The Exchange does not believe that the proposed change will impose any burden on intermarket competition that is not necessary or appropriate in furtherance of the purposes of the Act because it only applies to trading on the Exchange. Further, the proposed rebate amounts are similar to those assessed for similar orders by other exchanges,
and therefore should continue to encourage competition. Should the proposed change make C2 a more attractive trading venue for market participants at other exchanges, such market participants may elect to become market participants at C2.
C. Self-Regulatory Organization's Statement on Comments on the Proposed Rule Change Received From Members, Participants, or Others
The Exchange neither solicited nor received comments on the proposed rule change.
III. Date of Effectiveness of the Proposed Rule Change and Timing for Commission Action
The foregoing rule change has become effective pursuant to Section 19(b)(3)(A) of the Act 
and paragraph (f) of Rule 19b-4 
thereunder. At any time within 60 days of the filing of the proposed rule change, the Commission summarily may temporarily suspend such rule change if it appears to the Commission that such action is necessary or appropriate in the public interest, for the protection of investors, or otherwise in furtherance of the purposes of the Act. If the Commission takes such action, the Commission will institute proceedings to determine whether the proposed rule change should be approved or disapproved.
IV. Solicitation of Comments
Interested persons are invited to submit written data, views, and arguments concerning the foregoing, including whether the proposed rule change is consistent with the Act. Comments may be submitted by any of the following methods:
- Send paper comments in triplicate to Secretary, Securities and Exchange Commission, 100 F Street NE., Washington, DC 20549-1090.
All submissions should refer to File Number SR-C2-2016-013. This file number should be included on the subject line if email is used. To help the Commission process and review your comments more efficiently, please use only one method. The Commission will post all comments on the Commission's Internet Web site (http://www.sec.gov/rules/sro.shtml). Copies of the submission, all subsequent amendments, all written statements with respect to the proposed rule change that are filed with the Commission, and all written communications relating to the proposed rule change between the Commission and any person, other than those that may be withheld from the public in accordance with the provisions of 5 U.S.C. 552, will be available for Web site viewing and printing in the Commission's Public Reference Room, 100 F Street NE., Washington, DC 20549 on official business days between the hours of 10:00 a.m. and 3:00 p.m.

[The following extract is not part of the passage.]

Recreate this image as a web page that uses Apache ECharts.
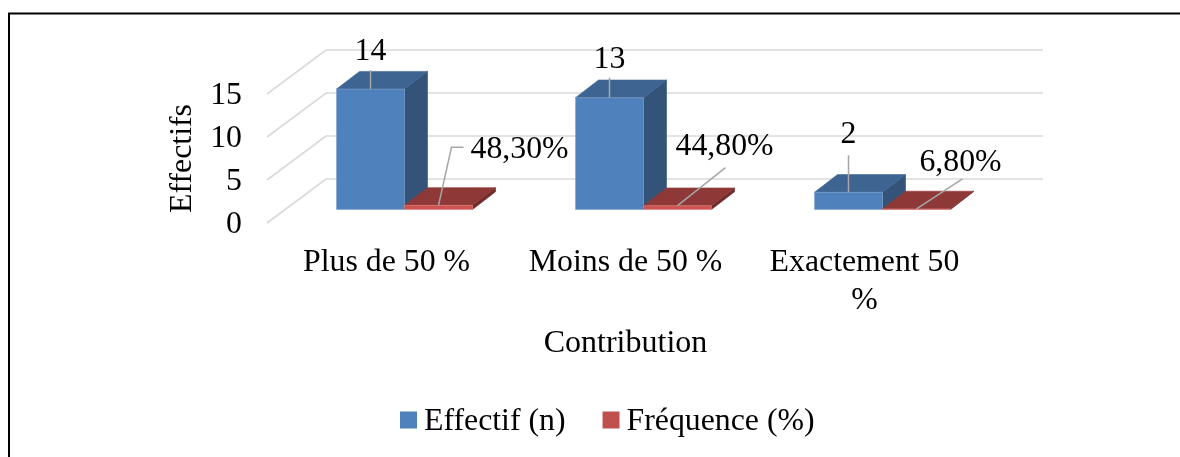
<!DOCTYPE html>
<html>
<head>
<meta charset="utf-8">
<script src="https://cdn.jsdelivr.net/npm/echarts@6/dist/echarts.min.js"></script>
<style>html,body{margin:0;padding:0;background:#fff}#c{width:1180px;height:457px}</style>
</head>
<body>
<div id="c"></div>
<script>
// ---- data ----
const categories = ['Plus de 50 %', 'Moins de 50 %', 'Exactement 50\n%'];
const effectif = [14, 13, 2];
const frequence = [48.3, 44.8, 6.8];
const yTicks = [0, 5, 10, 15];

// ---- layout of the pseudo-3D projection (pixels) ----
const FONT = '"Liberation Serif","Times New Roman",serif';
const FS = 31.8;
const WALL = [59, -44], OFF = [18, -13.5], DEPTH = [23, -17.7], BAR_W = 68;
// leader line points and label centre, relative to the top-front-centre of each bar
const blueLeader = [[[0, -19], [0, 0]], [[0, -20], [0, 0]], [[0, -37], [0, 0]]];
const blueLabel = [[0, -37], [0, -38], [0, -58]];
const redLeader = [[[0, 0], [13, -58], [25, -58]], [[0, 0], [48, -38]], [[0, 0], [46, -30]]];
const redLabel = [[81, -56], [47, -59], [44, -46]];

function poly(pts, fill, edge) {
  return { type: 'polygon', shape: { points: pts }, style: { fill, stroke: edge || fill, lineWidth: 0.6 } };
}
function bar3d(api, side, value, cols) {
  const c = api.coord([api.value(0), value]), b = api.coord([api.value(0), 0]);
  const x0 = c[0] + OFF[0] + (side < 0 ? -BAR_W : 0), x1 = x0 + BAR_W;
  const yT = c[1] + OFF[1], yB = b[1] + OFF[1];
  const dx = DEPTH[0], dy = DEPTH[1];
  return {
    anchor: [(x0 + x1) / 2, yT],
    shapes: [
      poly([[x1, yT], [x1 + dx, yT + dy], [x1 + dx, yB + dy], [x1, yB]], cols.side),
      poly([[x0, yT], [x0 + dx, yT + dy], [x1 + dx, yT + dy], [x1, yT]], cols.top),
      poly([[x0, yT], [x1, yT], [x1, yB], [x0, yB]], cols.front, cols.edge)
    ]
  };
}
function annot(anchor, leader, lab, text) {
  return [
    { type: 'polyline', z2: 50, shape: { points: leader.map(p => [anchor[0] + p[0], anchor[1] + p[1]]) },
      style: { stroke: '#A6A6A6', lineWidth: 1.5, fill: null } },
    { type: 'text', z2: 60, style: { text, x: anchor[0] + lab[0], y: anchor[1] + lab[1], align: 'center',
      verticalAlign: 'middle', font: FS + 'px ' + FONT, fill: '#000' } }
  ];
}
const blueCols = { front: '#4F81BD', top: '#3E6591', side: '#335379', edge: '#7FA3CF' };
const redCols = { front: '#CF5451', top: '#8E3937', side: '#6F2C2A', edge: '#D98280' };

const chart = echarts.init(document.getElementById('c'), null, { renderer: 'canvas' });
chart.setOption({
  animation: false,
  backgroundColor: '#fff',
  grid: { left: 267, top: 94, width: 717, height: 129 },
  graphic: [{ type: 'polyline', silent: true, shape: { points: [[9, 460], [9, 13.5], [1182, 13.5]] },
    style: { stroke: '#000', lineWidth: 2, fill: null } }],
  legend: {
    data: ['Effectif (n)', 'Fréquence (%)'], left: 395, top: 401, itemWidth: 17, itemHeight: 17, itemGap: 37,
    icon: 'rect', formatter: '{a|{name}}',
    textStyle: { fontFamily: FONT, fontSize: FS, color: '#000',
      rich: { a: { fontFamily: FONT, fontSize: FS, color: '#000', padding: [4, 0, 0, 2] } } }
  },
  xAxis: {
    type: 'category', data: categories, boundaryGap: true,
    axisLine: { show: false }, axisTick: { show: false }, splitLine: { show: false },
    axisLabel: { interval: 0, fontFamily: FONT, fontSize: FS, color: '#000', margin: 21, lineHeight: 38, verticalAlign: 'top' },
    name: 'Contribution', nameLocation: 'middle', nameGap: 105,
    nameTextStyle: { fontFamily: FONT, fontSize: 32, color: '#000' }
  },
  yAxis: {
    type: 'value', min: 0, max: 15, interval: 5,
    axisLine: { show: false }, axisTick: { show: false }, splitLine: { show: false },
    axisLabel: { fontFamily: FONT, fontSize: FS, color: '#000', margin: 25, verticalAlign: 'top', lineHeight: 4 },
    name: 'Effectifs', nameLocation: 'middle', nameGap: 68, nameRotate: 90,
    nameTextStyle: { fontFamily: FONT, fontSize: FS, color: '#000' }
  },
  series: [
    {
      type: 'custom', name: 'wall', silent: true, z: 1, clip: false,
      data: yTicks.map(v => [0, v]),
      encode: { x: 0, y: 1 },
      renderItem(params, api) {
        const p = api.coord([0, api.value(1)]), s = api.size([1, 0])[0];
        const x = p[0] - s / 2, y = p[1];
        return { type: 'polyline', shape: { points: [[x, y], [x + WALL[0], y + WALL[1]], [x + WALL[0] + s * 3, y + WALL[1]]] },
          style: { stroke: '#DADADA', lineWidth: 1.7, fill: null } };
      }
    },
    {
      type: 'custom', name: 'Effectif (n)', z: 2, clip: false,
      itemStyle: { color: '#4F81BD' },
      data: effectif.map((v, i) => [i, v]),
      encode: { x: 0, y: 1 },
      renderItem(params, api) {
        const i = params.dataIndex, b = bar3d(api, -1, api.value(1), blueCols);
        return { type: 'group', children: b.shapes.concat(annot(b.anchor, blueLeader[i], blueLabel[i], String(effectif[i]))) };
      }
    },
    {
      type: 'custom', name: 'Fréquence (%)', z: 3, clip: false,
      itemStyle: { color: '#C0504D' },
      data: frequence.map((v, i) => [i, v / 100]),
      encode: { x: 0, y: 1 },
      renderItem(params, api) {
        const i = params.dataIndex, b = bar3d(api, 1, api.value(1), redCols);
        return { type: 'group', children: b.shapes.concat(annot(b.anchor, redLeader[i], redLabel[i], frequence[i].toFixed(2).replace('.', ',') + '%')) };
      }
    }
  ]
});
</script>
</body>
</html>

Copies of such filing also will be available for inspection and copying at the principal office of the Exchange. All comments received will be posted without change; the Commission does not edit personal identifying information from submissions. You should submit only information that you wish to make available publicly. All submissions should refer to File Number SR-C2-2016-013, and should be submitted on or before August 22, 2016.
For the Commission, by the Division of Trading and Markets, pursuant to delegated authority.